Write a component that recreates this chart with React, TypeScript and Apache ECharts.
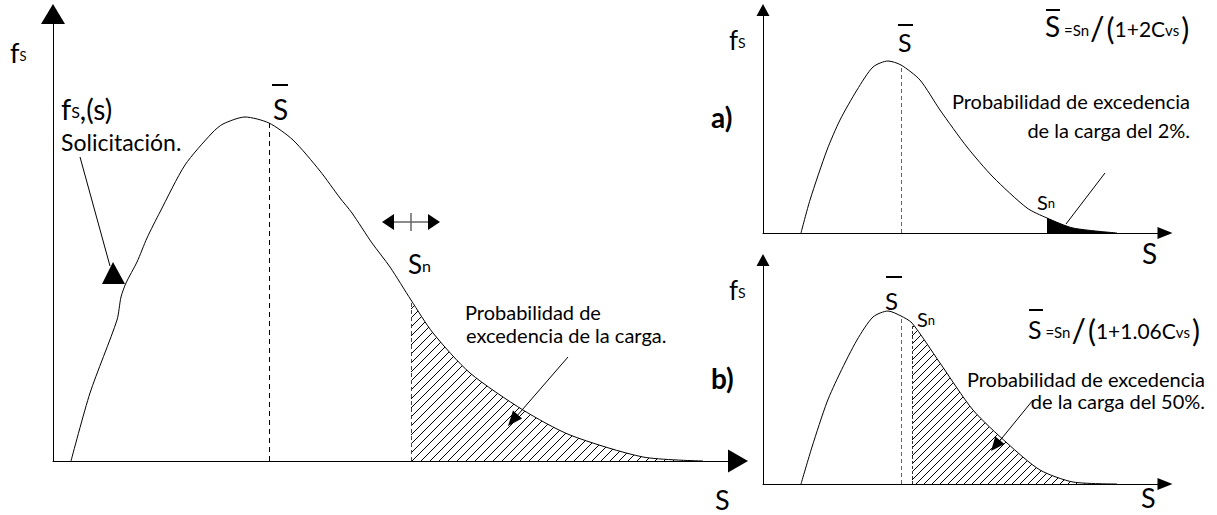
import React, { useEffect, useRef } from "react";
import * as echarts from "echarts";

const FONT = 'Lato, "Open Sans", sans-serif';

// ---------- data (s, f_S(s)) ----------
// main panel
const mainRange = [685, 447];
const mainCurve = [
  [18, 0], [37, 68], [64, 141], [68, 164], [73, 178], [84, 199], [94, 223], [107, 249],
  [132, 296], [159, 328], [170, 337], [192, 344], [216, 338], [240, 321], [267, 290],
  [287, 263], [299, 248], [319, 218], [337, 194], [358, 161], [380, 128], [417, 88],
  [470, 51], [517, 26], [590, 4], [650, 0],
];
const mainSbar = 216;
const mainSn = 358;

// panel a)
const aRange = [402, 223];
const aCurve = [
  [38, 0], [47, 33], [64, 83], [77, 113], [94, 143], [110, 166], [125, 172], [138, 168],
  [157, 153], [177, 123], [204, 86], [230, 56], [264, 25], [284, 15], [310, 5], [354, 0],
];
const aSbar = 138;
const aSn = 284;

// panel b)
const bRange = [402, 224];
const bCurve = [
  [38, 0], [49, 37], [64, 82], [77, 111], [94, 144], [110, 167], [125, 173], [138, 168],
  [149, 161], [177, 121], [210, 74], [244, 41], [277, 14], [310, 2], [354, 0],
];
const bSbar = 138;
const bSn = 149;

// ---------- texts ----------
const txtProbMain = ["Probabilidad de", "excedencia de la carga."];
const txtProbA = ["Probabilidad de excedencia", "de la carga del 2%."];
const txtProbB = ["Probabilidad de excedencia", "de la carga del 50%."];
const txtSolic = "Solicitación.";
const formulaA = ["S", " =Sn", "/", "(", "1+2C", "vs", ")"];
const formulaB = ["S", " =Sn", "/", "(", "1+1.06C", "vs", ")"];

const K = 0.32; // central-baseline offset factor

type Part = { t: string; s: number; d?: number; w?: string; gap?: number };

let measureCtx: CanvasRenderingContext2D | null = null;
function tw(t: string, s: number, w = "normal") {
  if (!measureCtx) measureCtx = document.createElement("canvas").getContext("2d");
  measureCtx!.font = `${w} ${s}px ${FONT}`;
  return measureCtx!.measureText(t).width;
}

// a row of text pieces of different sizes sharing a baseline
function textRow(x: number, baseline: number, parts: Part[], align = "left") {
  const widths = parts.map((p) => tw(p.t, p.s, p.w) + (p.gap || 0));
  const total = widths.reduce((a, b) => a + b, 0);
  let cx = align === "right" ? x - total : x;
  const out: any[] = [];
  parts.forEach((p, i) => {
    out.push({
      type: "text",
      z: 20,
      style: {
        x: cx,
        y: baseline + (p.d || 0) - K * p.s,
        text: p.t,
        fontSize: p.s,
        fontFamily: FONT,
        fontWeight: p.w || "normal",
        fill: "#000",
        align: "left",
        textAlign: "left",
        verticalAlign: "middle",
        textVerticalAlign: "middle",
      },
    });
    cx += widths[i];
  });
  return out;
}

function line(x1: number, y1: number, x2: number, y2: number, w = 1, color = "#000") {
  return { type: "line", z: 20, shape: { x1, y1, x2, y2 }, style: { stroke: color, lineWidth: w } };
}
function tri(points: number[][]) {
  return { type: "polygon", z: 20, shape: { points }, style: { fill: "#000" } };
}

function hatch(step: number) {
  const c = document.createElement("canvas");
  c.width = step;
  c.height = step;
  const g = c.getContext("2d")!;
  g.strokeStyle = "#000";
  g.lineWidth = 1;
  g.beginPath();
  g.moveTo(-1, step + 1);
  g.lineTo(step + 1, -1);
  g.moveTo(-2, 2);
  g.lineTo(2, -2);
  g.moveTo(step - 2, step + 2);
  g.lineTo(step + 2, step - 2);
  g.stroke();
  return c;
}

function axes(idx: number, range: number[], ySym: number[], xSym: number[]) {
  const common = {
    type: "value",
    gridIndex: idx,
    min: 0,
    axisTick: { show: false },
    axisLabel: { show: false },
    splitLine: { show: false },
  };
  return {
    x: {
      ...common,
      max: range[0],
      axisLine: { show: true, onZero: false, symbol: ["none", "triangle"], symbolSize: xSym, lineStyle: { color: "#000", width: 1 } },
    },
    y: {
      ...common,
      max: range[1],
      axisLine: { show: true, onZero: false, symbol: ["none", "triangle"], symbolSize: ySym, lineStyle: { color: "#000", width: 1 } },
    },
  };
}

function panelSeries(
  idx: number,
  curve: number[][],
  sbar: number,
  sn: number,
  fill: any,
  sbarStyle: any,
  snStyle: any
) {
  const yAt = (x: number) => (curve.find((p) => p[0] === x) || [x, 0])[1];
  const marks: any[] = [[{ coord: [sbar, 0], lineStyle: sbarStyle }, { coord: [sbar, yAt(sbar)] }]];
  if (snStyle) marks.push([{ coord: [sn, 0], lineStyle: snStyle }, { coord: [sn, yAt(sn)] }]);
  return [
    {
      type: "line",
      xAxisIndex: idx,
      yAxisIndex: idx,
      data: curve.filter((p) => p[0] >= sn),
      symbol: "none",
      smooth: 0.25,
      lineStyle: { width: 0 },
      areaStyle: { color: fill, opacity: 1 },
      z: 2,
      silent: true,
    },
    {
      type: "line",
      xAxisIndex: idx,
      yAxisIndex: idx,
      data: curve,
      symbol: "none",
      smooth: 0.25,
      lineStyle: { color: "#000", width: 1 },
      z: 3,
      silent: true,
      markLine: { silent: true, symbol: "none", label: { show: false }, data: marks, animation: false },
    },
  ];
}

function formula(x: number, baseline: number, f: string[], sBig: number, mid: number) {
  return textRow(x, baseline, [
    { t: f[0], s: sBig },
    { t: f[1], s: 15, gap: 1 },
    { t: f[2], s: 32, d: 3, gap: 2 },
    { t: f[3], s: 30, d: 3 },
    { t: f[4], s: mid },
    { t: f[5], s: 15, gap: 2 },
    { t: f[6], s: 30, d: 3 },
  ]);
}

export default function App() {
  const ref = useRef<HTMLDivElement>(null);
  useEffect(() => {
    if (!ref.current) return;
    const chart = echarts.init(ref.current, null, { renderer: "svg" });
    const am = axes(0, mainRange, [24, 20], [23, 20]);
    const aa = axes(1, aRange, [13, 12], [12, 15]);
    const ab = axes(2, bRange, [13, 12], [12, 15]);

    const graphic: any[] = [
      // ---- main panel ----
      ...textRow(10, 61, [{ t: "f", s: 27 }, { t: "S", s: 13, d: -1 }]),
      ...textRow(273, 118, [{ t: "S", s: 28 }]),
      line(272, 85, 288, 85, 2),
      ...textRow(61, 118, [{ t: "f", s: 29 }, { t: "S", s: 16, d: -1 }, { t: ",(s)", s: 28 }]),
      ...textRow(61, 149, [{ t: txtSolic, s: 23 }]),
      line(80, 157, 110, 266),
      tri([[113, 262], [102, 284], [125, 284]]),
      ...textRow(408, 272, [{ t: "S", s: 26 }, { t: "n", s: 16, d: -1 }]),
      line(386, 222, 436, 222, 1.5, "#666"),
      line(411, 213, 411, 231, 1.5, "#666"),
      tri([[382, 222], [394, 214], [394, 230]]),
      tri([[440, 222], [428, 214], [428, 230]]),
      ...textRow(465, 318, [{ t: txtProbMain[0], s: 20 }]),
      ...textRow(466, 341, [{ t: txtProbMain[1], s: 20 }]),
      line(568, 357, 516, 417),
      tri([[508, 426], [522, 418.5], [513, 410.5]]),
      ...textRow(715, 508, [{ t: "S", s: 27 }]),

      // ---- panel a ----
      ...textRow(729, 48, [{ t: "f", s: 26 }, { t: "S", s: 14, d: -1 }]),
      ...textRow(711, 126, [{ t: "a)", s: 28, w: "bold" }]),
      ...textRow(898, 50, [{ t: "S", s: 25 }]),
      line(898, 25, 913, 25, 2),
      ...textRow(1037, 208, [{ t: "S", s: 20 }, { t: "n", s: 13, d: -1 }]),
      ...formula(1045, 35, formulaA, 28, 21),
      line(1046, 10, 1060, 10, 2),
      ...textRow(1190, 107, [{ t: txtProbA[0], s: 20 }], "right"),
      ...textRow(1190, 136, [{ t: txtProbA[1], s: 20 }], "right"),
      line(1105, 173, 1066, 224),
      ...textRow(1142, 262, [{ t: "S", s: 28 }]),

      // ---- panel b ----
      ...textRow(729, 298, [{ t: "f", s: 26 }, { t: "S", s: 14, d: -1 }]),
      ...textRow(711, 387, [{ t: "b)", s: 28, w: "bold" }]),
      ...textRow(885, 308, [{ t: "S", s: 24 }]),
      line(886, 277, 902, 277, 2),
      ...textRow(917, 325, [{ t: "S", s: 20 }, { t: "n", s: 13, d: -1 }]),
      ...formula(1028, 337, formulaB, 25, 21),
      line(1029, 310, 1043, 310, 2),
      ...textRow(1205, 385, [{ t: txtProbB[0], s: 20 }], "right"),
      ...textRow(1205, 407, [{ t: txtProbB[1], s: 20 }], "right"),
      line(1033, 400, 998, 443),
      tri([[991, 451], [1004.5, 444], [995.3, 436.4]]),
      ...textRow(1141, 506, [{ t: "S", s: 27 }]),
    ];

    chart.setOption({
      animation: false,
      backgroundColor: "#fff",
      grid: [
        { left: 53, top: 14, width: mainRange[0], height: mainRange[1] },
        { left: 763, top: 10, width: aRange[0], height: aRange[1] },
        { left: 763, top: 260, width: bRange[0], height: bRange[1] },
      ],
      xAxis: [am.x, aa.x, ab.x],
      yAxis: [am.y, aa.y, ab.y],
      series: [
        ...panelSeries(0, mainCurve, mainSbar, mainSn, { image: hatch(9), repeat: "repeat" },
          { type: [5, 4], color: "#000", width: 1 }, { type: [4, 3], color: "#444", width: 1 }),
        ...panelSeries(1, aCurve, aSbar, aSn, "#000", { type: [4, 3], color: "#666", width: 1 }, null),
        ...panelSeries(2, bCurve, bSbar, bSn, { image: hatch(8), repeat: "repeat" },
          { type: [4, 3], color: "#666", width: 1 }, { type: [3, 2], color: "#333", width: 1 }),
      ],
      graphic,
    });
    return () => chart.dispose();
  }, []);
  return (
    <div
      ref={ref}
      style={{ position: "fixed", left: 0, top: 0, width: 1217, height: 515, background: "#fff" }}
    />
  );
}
---
• [PROBLEM] Print, exactly as written, the lines above from the first one to the one containing "const mainSn = 358;". Leave out pictures.

• [RESULT]
Write a component that recreates this chart with React, TypeScript and Apache ECharts.
import React, { useEffect, useRef } from "react";
import * as echarts from "echarts";

const FONT = 'Lato, "Open Sans", sans-serif';

// ---------- data (s, f_S(s)) ----------
// main panel
const mainRange = [685, 447];
const mainCurve = [
  [18, 0], [37, 68], [64, 141], [68, 164], [73, 178], [84, 199], [94, 223], [107, 249],
  [132, 296], [159, 328], [170, 337], [192, 344], [216, 338], [240, 321], [267, 290],
  [287, 263], [299, 248], [319, 218], [337, 194], [358, 161], [380, 128], [417, 88],
  [470, 51], [517, 26], [590, 4], [650, 0],
];
const mainSbar = 216;
const mainSn = 358;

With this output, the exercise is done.